The GMB Union has formally written to the three firms, warning that rapidly increasing petrol and diesel costs risk placing unsustainable pressure on drivers who rely on platform-based work for their income. Fuel prices have risen at their fastest rate since 2022, with diesel prices rising 40p in just one month in March.
The appeal highlights growing tension between gig economy business models and external cost shocks, particularly where drivers shoulder the majority of operating expenses. Unlike traditional employment structures, many platform drivers are responsible for fuel, maintenance and insurance costs, leaving margins exposed to sudden market shifts.
Eamon O’Hearn, a national officer at the union, said platform operators should step in to support their workforce during the current volatility. “Gig economy giants like Uber and Deliveroo make money all year round from drivers’ hard work,” he said. “Now times are tough - our members need some help back. The conflict in Iran has caused an unprecedented spike in fuel prices - bosses need to help drivers now if they want to keep them on the platform.”
GMB union calls on Uber, Deliveroo and Bolt to step in as rising pump prices place immediate financial strain on drivers
While private hire drivers working via apps can see fares fluctuate through dynamic pricing mechanisms, the situation is more constrained in the regulated taxi sector. Licensed taxi drivers typically operate under fares set by local licensing authorities, meaning they cannot immediately pass increased fuel costs on to passengers.
Industry data suggests the financial impact on taxi drivers can be significant due to high annual mileage. A full-time driver can cover between 30,000 and 40,000 miles each year. At an average fuel consumption rate of around 30 miles per gallon, this equates to approximately 4,545 to 6,060 litres of diesel annually.

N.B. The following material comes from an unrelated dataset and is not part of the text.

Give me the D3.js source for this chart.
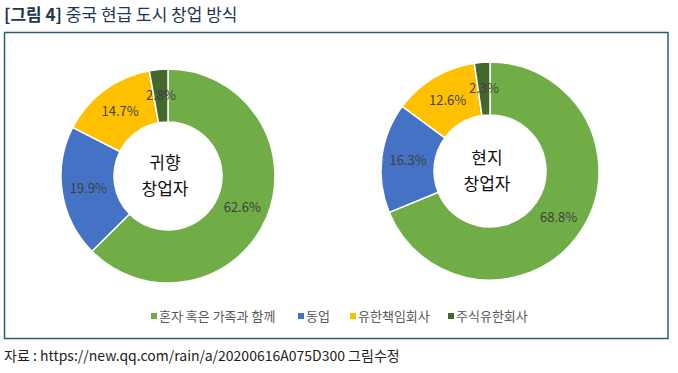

Recent increases means just a 17 pence per litre rise can translate into additional yearly costs of roughly £773 for drivers covering 30,000 miles and more than £1,000 for those reaching 40,000 miles. These increases are absorbed directly by drivers in the short term, with no immediate mechanism to adjust fares.
The lag stems from how taxi tariffs are calculated. Local authorities typically review fares using a cost index that reflects historic operating expenses, including fuel, insurance and vehicle costs. Because these reviews are conducted ahead of implementation, tariff changes often fail to keep pace with real-time fluctuations in input costs.
The situation remains fluid, with fuel price movements closely tied to geopolitical developments. For now, both gig economy drivers and traditional taxi operators are navigating a period of heightened cost pressure with limited immediate relief mechanisms in place.